While the suits target different markets, they boil down to the same issue: when do MFN clauses become anticompetitive? As the panels to a day-long public workshop on these types of clauses by the 2012 Department of Justice and Federal Trade Commission indicate, it depends on the market at issue, the contracting parties, and the effect on that market. On the one hand, MFN clauses are practical and advantageous in that they eliminate the purchaser’s risk in negotiating a bad deal under unstable pricing conditions, reduce transaction costs in re-negotiating agreements upon discovery of lower prices, and are generally benign when market power is absent. On the other hand, MFN clauses as a price-monitoring mechanism can be used to facilitate collusion amongst competitors; discounts to the purchaser’s competitors and new market entrants, regardless of their size, are effectively foreclosed, resulting in increased prices overall.

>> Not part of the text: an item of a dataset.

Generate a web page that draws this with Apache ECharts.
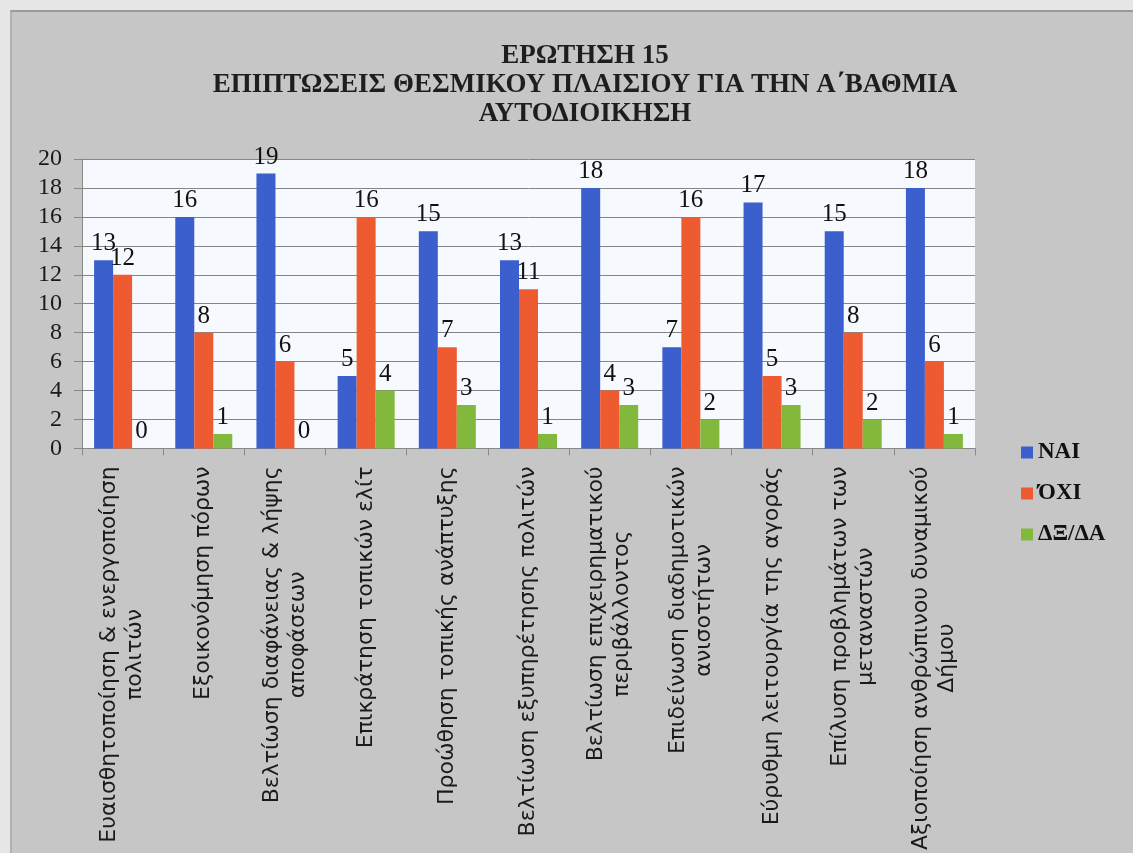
<!DOCTYPE html>
<html>
<head>
<meta charset="utf-8">
<script src="https://cdn.jsdelivr.net/npm/echarts@6/dist/echarts.min.js"></script>
<style>
    html, body { margin: 0; padding: 0; background: #e6e6e6; }
    #chart { position: absolute; left: 10px; top: 10px; width: 1123px; height: 843px;
             border-left: 2px solid #b0b0b0; border-top: 2px solid #9a9a9a; box-sizing: border-box; }
</style>
</head>
<body>
<div id="chart"></div>
<script>
var categories = [
    'Ευαισθητοποίηση & ενεργοποίηση\nπολιτών',
    'Εξοικονόμηση πόρων',
    'Βελτίωση διαφάνειας & λήψης\nαποφάσεων',
    'Επικράτηση τοπικών ελίτ',
    'Προώθηση τοπικής ανάπτυξης',
    'Βελτίωση εξυπηρέτησης πολιτών',
    'Βελτίωση επιχειρηματικού\nπεριβάλλοντος',
    'Επιδείνωση διαδημοτικών\nανισοτήτων',
    'Εύρυθμη λειτουργία της αγοράς',
    'Επίλυση προβλημάτων των\nμεταναστών',
    'Αξιοποίηση ανθρώπινου δυναμικού\nΔήμου'
];
var yes = [13, 16, 19, 5, 15, 13, 18, 7, 17, 15, 18];
var no = [12, 8, 6, 16, 7, 11, 4, 16, 5, 8, 6];
var dontKnow = [0, 1, 0, 4, 3, 1, 3, 2, 3, 2, 1];
var seriesNames = ['ΝΑΙ', 'ΌΧΙ', 'ΔΞ/ΔΑ'];

var chart = echarts.init(document.getElementById('chart'));

var serif = '"Liberation Serif", "DejaVu Serif", serif';

function barSeries(name, data, color) {
    return {
        name: name,
        type: 'bar',
        data: data,
        barWidth: 19,
        barGap: '0%',
        itemStyle: { color: color },
        label: {
            show: true,
            position: 'top',
            distance: 4,
            color: '#111',
            fontFamily: serif,
            fontSize: 25
        }
    };
}

var option = {
    backgroundColor: '#c6c6c6',
    animation: false,
    title: {
        text: 'ΕΡΩΤΗΣΗ 15\nΕΠΙΠΤΩΣΕΙΣ ΘΕΣΜΙΚΟΥ ΠΛΑΙΣΙΟΥ ΓΙΑ ΤΗΝ Α΄ΒΑΘΜΙΑ\nΑΥΤΟΔΙΟΙΚΗΣΗ',
        left: 568,
        textAlign: 'center',
        top: 25,
        textStyle: {
            fontFamily: serif,
            fontWeight: 'bold',
            fontSize: 27,
            lineHeight: 29,
            color: '#1e1e1e'
        }
    },
    legend: {
        orient: 'vertical',
        left: 1004,
        top: 424,
        itemWidth: 12,
        itemHeight: 12,
        itemGap: 18,
        icon: 'rect',
        textStyle: {
            fontFamily: serif,
            fontWeight: 'bold',
            fontSize: 23,
            color: '#111'
        },
        data: seriesNames
    },
    grid: {
        left: 70,
        top: 147,
        right: 158,
        bottom: 401,
        show: true,
        backgroundColor: '#f6f9fd',
        borderWidth: 0
    },
    xAxis: {
        type: 'category',
        data: categories,
        axisLine: { lineStyle: { color: '#888', width: 1 } },
        axisTick: { show: true, length: 7, lineStyle: { color: '#888' } },
        axisLabel: {
            interval: 0,
            rotate: 90,
            margin: 18,
            formatter: function (value) {
                return value.split('\n').map(function (line) {
                    return '{c|' + line + '}';
                }).join('\n');
            },
            rich: {
                c: {
                    align: 'center',
                    fontFamily: '"DejaVu Sans", sans-serif',
                    fontSize: 22,
                    lineHeight: 26,
                    color: '#1a1a1a'
                }
            }
        }
    },
    yAxis: {
        type: 'value',
        min: 0,
        max: 20,
        interval: 2,
        axisLine: { show: true, lineStyle: { color: '#888', width: 1 } },
        axisTick: { show: true, length: 8, lineStyle: { color: '#888' } },
        splitLine: { lineStyle: { color: '#858585', width: 1 } },
        axisLabel: {
            margin: 20,
            fontFamily: serif,
            fontSize: 24,
            color: '#1a1a1a'
        }
    },
    series: [
        barSeries(seriesNames[0], yes, '#3b5fcc'),
        barSeries(seriesNames[1], no, '#ef5b30'),
        barSeries(seriesNames[2], dontKnow, '#82b83c')
    ]
};

chart.setOption(option);
</script>
</body>
</html>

For these reasons and more, MFN clauses alone are subject to the rule of reason—a lenient standard that requires a rigorous market analysis.

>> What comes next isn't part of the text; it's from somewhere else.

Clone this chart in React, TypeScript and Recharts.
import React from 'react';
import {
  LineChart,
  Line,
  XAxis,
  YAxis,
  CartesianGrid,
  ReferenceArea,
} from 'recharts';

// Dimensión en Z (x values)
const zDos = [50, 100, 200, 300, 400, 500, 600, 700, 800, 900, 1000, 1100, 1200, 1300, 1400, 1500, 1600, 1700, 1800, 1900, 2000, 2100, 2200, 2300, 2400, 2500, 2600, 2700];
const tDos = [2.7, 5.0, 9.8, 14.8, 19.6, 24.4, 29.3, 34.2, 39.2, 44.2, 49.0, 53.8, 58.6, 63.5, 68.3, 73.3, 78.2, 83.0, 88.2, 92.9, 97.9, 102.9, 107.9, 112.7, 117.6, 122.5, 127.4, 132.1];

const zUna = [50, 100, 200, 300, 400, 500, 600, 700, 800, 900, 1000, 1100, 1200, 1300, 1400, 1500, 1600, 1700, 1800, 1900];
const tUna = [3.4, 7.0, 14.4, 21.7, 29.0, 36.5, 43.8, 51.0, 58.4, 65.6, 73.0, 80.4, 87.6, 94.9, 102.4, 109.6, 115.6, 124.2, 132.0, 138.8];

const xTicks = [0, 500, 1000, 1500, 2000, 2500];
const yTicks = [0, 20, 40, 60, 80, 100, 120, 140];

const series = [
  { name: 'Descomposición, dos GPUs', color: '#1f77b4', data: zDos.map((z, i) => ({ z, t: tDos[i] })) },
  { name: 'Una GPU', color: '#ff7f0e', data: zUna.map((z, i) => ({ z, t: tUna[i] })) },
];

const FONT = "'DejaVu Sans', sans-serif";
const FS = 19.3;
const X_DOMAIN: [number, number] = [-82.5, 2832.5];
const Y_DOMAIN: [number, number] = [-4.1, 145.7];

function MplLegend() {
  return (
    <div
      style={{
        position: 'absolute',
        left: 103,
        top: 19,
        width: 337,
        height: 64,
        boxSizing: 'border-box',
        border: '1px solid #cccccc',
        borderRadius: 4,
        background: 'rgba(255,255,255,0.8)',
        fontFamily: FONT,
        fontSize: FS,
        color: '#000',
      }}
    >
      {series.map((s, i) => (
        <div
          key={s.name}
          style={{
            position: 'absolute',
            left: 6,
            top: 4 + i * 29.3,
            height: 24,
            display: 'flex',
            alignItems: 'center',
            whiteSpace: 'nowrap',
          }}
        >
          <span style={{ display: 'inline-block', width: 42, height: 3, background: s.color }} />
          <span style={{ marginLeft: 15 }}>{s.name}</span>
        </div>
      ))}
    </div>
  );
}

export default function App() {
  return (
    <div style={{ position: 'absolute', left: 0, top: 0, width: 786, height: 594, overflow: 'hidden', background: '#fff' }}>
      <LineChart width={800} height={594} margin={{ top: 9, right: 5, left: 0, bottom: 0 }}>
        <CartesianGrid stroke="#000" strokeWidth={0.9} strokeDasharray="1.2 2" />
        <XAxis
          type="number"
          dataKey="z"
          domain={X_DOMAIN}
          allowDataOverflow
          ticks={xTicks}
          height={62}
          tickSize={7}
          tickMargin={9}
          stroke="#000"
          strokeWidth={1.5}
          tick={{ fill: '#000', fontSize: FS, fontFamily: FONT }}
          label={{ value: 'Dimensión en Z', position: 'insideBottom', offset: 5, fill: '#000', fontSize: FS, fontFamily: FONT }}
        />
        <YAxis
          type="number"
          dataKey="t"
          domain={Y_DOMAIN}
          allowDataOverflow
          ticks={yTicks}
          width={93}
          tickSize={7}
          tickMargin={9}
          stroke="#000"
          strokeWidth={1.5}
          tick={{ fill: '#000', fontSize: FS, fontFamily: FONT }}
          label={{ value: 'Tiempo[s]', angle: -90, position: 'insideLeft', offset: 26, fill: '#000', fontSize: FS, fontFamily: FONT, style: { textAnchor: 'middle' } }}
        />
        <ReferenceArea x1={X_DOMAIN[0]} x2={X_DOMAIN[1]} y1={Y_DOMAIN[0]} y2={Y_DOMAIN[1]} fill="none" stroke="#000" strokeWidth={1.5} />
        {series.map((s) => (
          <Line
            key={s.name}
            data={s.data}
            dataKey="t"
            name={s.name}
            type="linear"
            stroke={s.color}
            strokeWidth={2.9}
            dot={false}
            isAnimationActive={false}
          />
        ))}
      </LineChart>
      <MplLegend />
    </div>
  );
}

So, what made Amazon and Valve targets for these suits? Market power. Amazon was public enemy number two (second only to Google) in the House Judiciary Committee’s antitrust report on competition in digital markets, which denounced Amazon’s impact on small- and medium-sized enterprises dependent on the monopolist’s platform. A humble bookseller no more, the class action alleges that Amazon now enjoys a stunning 90% of the ebook market. As for Valve, European antitrust regulators recently fined them 1.6 million euros (approx. $2 million) for the practice of restricting access to games based on physical location, which the European Commission deemed an illegal partition of the Digital Single Market. And U.S. regulators may turn towards Valve if the class action is correct in asserting that 75% of all PC games sold in the United States are through Steam. Both companies have inordinate market share for online sales at a time when antitrust enforcement is experiencing a renaissance and the digital economy is subject to exacting scrutiny.

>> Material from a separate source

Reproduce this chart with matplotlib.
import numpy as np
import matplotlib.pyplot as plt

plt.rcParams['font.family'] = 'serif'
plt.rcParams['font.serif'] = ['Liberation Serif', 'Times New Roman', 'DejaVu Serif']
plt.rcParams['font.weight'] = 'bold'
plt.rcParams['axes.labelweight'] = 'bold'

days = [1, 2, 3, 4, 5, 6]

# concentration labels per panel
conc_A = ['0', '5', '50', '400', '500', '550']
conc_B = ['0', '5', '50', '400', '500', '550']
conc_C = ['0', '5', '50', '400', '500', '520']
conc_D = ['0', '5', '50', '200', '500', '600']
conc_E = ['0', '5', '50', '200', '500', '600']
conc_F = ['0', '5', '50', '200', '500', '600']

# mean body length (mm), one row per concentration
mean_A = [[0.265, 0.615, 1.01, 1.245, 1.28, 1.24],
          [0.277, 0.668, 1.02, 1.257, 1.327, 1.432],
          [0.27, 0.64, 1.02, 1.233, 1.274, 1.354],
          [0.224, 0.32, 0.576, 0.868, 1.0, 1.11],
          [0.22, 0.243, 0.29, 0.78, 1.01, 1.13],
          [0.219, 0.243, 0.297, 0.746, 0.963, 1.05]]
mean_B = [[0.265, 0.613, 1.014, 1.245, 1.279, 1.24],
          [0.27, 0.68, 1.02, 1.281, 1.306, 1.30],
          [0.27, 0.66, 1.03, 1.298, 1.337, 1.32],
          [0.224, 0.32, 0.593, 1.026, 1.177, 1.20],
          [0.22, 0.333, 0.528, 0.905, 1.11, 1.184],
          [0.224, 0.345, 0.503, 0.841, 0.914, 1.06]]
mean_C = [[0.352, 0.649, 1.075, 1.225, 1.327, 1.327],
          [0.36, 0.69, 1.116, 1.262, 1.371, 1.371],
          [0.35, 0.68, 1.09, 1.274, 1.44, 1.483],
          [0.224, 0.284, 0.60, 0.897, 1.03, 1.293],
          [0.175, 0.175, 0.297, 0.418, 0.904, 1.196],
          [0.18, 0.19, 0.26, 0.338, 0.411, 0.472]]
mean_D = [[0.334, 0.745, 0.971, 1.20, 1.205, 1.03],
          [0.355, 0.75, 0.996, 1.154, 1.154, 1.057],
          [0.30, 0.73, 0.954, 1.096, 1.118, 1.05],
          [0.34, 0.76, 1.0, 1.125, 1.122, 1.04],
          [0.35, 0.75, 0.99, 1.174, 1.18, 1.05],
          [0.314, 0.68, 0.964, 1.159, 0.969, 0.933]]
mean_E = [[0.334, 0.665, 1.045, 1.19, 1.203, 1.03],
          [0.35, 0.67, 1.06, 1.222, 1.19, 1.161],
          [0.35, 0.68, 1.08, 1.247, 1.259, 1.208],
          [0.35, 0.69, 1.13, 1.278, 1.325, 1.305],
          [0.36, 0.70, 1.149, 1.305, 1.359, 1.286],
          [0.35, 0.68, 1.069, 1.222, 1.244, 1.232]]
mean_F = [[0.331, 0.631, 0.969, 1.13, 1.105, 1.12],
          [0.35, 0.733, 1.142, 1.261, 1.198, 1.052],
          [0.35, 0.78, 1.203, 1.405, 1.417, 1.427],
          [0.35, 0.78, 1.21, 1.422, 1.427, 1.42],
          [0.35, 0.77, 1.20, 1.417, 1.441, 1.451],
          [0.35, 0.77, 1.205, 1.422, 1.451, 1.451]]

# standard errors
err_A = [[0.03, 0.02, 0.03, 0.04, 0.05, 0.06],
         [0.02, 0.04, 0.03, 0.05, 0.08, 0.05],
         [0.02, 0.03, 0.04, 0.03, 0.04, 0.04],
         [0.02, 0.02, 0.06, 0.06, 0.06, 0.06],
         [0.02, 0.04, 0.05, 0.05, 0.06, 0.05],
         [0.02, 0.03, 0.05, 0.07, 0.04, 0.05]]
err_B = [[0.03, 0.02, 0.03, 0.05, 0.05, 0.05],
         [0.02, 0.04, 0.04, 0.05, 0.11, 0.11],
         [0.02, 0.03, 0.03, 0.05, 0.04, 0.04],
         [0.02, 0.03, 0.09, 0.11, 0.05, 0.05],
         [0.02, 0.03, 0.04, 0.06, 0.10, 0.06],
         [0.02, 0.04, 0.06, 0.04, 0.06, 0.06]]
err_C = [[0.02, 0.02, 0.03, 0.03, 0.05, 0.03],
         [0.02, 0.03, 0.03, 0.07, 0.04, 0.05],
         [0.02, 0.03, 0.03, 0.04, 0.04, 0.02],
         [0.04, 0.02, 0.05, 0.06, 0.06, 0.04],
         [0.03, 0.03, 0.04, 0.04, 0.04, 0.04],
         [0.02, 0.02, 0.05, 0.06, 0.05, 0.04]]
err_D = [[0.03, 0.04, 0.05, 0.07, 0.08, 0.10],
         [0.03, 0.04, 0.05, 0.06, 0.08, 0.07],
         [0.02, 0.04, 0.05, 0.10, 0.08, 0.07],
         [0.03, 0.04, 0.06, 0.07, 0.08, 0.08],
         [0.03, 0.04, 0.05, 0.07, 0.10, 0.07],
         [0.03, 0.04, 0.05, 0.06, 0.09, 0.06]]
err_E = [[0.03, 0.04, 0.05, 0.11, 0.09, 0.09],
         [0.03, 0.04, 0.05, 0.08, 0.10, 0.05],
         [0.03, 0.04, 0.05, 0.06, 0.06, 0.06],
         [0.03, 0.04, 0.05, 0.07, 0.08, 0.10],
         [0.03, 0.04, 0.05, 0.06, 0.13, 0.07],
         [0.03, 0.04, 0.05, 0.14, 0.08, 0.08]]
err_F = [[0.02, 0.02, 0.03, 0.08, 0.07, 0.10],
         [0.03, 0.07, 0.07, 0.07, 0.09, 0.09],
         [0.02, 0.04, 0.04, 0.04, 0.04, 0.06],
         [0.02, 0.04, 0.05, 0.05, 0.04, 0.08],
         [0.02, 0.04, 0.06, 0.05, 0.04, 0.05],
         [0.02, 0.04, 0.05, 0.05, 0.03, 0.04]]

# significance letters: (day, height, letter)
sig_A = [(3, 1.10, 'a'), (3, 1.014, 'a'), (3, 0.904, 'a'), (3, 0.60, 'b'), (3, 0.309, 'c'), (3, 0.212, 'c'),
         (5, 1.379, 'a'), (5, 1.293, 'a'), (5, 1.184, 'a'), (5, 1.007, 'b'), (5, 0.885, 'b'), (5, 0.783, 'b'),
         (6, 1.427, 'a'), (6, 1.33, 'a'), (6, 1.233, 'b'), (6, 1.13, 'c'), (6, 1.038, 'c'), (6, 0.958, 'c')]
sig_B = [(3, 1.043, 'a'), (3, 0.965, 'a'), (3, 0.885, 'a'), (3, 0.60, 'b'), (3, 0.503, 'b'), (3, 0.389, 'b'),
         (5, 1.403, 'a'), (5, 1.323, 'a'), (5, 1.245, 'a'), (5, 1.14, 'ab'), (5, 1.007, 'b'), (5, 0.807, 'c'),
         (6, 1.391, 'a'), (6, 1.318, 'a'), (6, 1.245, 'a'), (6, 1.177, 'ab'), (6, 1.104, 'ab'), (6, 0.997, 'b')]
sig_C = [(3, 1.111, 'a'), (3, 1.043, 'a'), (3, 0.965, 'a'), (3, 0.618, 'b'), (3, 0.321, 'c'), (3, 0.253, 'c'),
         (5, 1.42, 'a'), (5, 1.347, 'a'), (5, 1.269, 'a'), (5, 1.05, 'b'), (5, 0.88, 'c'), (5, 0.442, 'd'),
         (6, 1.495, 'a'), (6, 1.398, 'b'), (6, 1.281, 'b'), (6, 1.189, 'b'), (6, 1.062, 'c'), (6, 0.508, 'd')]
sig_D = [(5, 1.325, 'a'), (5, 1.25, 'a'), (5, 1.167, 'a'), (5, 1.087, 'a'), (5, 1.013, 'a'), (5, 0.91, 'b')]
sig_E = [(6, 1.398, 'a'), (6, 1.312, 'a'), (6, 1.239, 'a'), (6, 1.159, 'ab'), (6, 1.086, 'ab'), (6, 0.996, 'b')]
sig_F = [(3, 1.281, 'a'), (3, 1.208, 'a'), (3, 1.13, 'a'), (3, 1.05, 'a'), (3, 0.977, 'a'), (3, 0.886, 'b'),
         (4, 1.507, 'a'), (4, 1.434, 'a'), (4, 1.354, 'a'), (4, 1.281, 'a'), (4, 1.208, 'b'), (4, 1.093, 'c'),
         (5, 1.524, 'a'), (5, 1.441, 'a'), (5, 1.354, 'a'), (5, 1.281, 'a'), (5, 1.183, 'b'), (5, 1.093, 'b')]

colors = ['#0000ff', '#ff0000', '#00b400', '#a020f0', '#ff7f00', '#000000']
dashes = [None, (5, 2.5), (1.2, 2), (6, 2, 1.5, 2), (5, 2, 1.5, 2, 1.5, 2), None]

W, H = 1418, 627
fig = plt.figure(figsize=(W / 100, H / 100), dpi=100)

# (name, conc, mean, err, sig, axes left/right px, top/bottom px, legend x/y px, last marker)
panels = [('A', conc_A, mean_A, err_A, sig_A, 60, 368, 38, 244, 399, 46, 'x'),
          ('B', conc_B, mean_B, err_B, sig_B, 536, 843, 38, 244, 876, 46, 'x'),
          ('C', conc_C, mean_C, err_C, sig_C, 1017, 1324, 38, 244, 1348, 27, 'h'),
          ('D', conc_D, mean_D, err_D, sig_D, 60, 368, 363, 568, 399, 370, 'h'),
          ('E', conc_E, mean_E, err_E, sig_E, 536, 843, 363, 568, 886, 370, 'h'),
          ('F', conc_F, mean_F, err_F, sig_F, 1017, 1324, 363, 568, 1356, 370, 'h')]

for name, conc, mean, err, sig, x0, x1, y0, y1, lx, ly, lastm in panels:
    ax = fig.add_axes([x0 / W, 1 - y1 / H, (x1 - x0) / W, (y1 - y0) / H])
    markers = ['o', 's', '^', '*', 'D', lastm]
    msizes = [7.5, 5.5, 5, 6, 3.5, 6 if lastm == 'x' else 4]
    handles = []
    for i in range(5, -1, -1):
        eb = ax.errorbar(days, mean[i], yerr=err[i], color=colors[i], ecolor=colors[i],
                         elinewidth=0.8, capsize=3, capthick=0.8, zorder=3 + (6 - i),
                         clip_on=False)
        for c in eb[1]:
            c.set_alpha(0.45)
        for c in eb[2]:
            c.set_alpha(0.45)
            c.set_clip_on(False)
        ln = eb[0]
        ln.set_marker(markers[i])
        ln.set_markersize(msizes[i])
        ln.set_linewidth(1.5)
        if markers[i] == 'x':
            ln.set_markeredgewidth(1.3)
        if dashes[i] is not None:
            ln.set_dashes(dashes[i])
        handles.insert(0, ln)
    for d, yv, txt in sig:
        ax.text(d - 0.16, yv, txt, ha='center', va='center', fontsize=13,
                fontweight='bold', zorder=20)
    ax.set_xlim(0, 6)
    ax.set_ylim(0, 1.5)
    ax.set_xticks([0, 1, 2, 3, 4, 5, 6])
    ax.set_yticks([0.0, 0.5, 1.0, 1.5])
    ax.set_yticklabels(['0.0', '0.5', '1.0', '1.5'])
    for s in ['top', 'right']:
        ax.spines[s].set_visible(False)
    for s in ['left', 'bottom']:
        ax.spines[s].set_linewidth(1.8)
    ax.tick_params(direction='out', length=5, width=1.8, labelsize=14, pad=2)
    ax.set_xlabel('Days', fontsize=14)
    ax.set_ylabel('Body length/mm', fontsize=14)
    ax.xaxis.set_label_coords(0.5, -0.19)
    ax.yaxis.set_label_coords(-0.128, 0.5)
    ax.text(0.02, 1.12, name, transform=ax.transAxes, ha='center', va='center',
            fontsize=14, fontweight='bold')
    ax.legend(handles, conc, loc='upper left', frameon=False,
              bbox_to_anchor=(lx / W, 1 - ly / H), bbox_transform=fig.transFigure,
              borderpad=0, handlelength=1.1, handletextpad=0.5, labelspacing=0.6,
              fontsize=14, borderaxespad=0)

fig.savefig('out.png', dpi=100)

The suits should not be a cause for alarm for most companies using MFN clauses. After all, when small purchasers in unconcentrated markets use MFN clauses to reduce price fluctuations or to commit to a long-term business relationship, courts should recognize that the economic efficiencies outweigh the anticompetitive effects. But when big tech closes off competition by maverick firms, keeps a watchful eye on its supplier through auditing rights or algorithmic pricing, and guarantees dominance over an extended period of time, it is no surprise that consumers, competitors, and Congress cry foul. MFN clauses have a time and a place, but it is not at the top.